Mar 16, 2017 Theatre
7/10
Richard Katz, who performs the work, has a disarming stage presence, but McBurney, the director and the head of a large and expert crew of sound engineers, is an utterly uncompromising dramatic artist: and again, that is a more double-edged compliment than it may sound. The show starts — actually, before completing that sentence I should warn you that you’ll enjoy the evening more not knowing how the show starts. If you already plan to see it, then all you need from me is this verdict: it’s seriously flawed, but it’s also memorable, and for anyone prepared to do some hard work, it’s an experience worth having. Spoilers now follow.
The show starts with Katz wandering on stage and fiddling with the two large microphones set up next to the table which constitutes most of the set. There is another microphone on the stage, but it doesn’t look like a microphone. It looks like a human head impaled on a spike. Apart from these the stage is a wide open blank. Katz wanders off again and comes back a little later, to explain apologetically that they’re having some minor tech problems and the show will start very soon. Meanwhile, great to be here, isn’t New Zealand nice, let’s just take a picture of you all, so I can show my kids back home. They refuse to believe this is what I do for a living!
The show, as canny audience members will realise, is already well under way. Questions of belief, childhood and otherwise, and of how photographs freeze time, and of what time is, and ultimately of what reality is, are integral to it. So is cutting-edge sound design. Every audience member is given a set of headphones, and Katz demonstrates early on that with these, and his brace of microphones, he and the sound crew can create fully three dimensional sonic illusions. There are moments when his voice comes from behind you. From by your right shoulder. From inside your left ear. He adds recordings of himself speaking, and now he’s in two places. Three. Seven. Other voices phase in. You can’t catch everything they’re saying. You can’t catch everything Katz is saying. His accent is British, but he can switch it to Northwest American on the drop of a dime, and he does, and now there are two different versions of him speaking at once.
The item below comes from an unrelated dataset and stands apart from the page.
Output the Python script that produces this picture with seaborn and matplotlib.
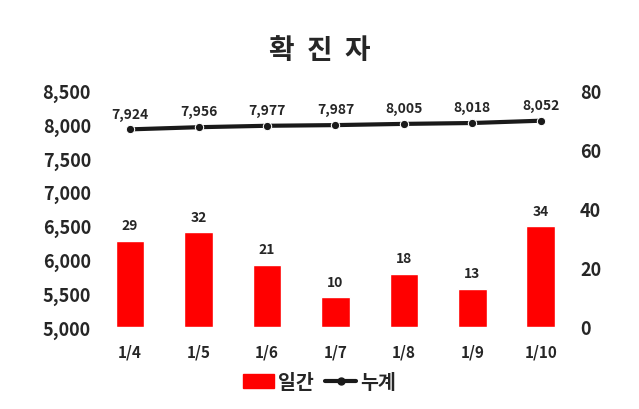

He tells you a story: he claims it’s a true one. In 1971 an American photojournalist named Loren McIntyre was sent by the National Geographic to find the headwaters of the Amazon. Alone in the rainforest, he encountered the Mayoruna, a long-lost tribe on the run from predatory resource extraction companies. McIntyre’s experiences with them form the meat of the performance, and they’re rendered as an overwhelming sensory barrage. The ideas behind the pelting sonic fragments are complex but also simplistic; McBurney uses the all-too-familar approach of making the presentation of his thinking so elaborate that you’re tempted to conclude you’re being told something profound. Actually you’re being told that our senses construct our reality and that we don’t really understand the nature of time, and also that forgotten Amazonian tribes are wise in ways callow westerners can’t fathom.
This is an exhausting show to experience: you will emerge wrung-out, simply from the effort of processing everything, or probably less than everything, that hits your ears. It’s also a less insightful show than it wants you to think. But it’s like nothing else I’ve met in theatre, and every aspect of the performance and design is top drawer.